Testimonials from participants in the program speak to those principles. Here are three:
- Jessica Karl: Young Philanthropists showed me that the nonprofit sector helps many communities aggregate support that it needs in order to give back. I’ve gathered many valuable lessons through hands on experience and it has let me learn about my community on a whole new level.
- Cassie Christopher: I started in Young Philanthropists as a sophomore and continued until I was a graduating senior. Each year was different. I learned about many vital organizations in our community that I never knew existed. I’ll always remember the importance of grant-giving and the difference that we made in people’s lives.

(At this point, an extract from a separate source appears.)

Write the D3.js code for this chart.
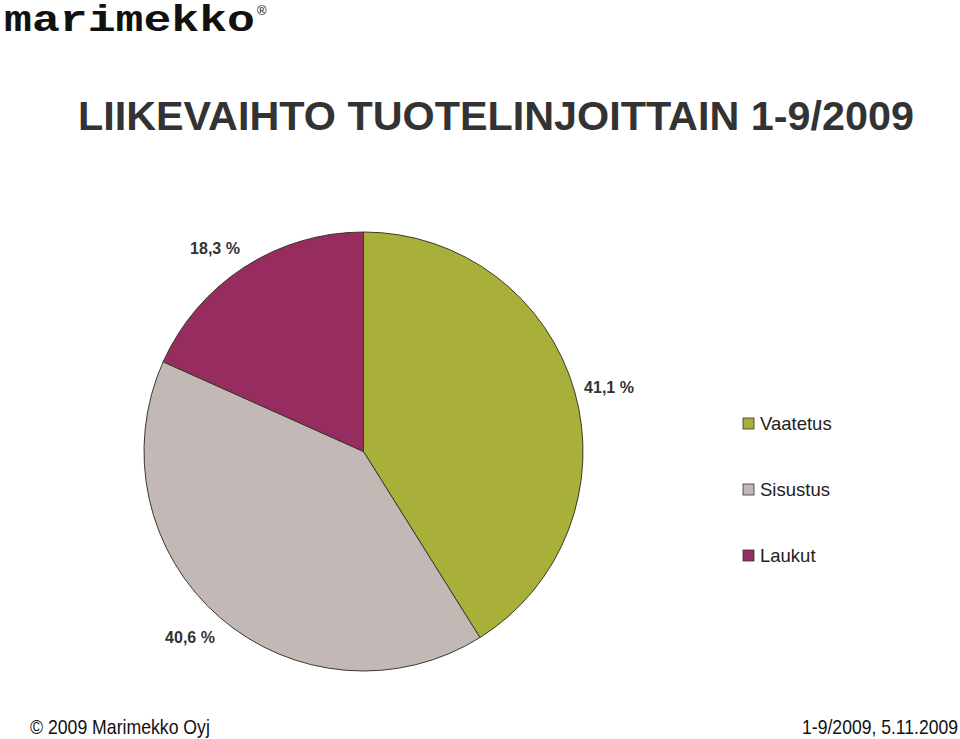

- Puck Richardson: In my three years with the YPF I was able to learn so much more than I ever expected when first entering. Probably the most surprising thing that came out of my experience was how much work is done behind the scenes within a philanthropic group. It truly is so much more than just collecting money and redistributing it to those in need. What would surprise most is that the majority of our time was spent researching not only the organizations to donate to, but also the methods in which we fundraise our money. With the help of our adult leaders, in my time with YPF I learned that philanthropy can give back to you in some cases more so than what you are giving to others. We learned not only financial responsibility, but relationship-building with the organizations and the people that we donate to. If I had to sum up my time in one sentence it would be: ‘The personal experience that I was given held just as much, if not more wealth as the materials we were fortunate enough to donate.’
For Smith, to be given ownership of decisions that affect so many people has been “very humbling, in the sense that we are given that much responsibility and we are the only ones entrusted with it.”
“The adults don’t do anything—if we decide to give everything to one charity, sure you may want some of that money but it is our choice,” he said. “It’s an experience unlike any other, mainly because of how unique it is to do something of this magnitude when you’re only a teenager.”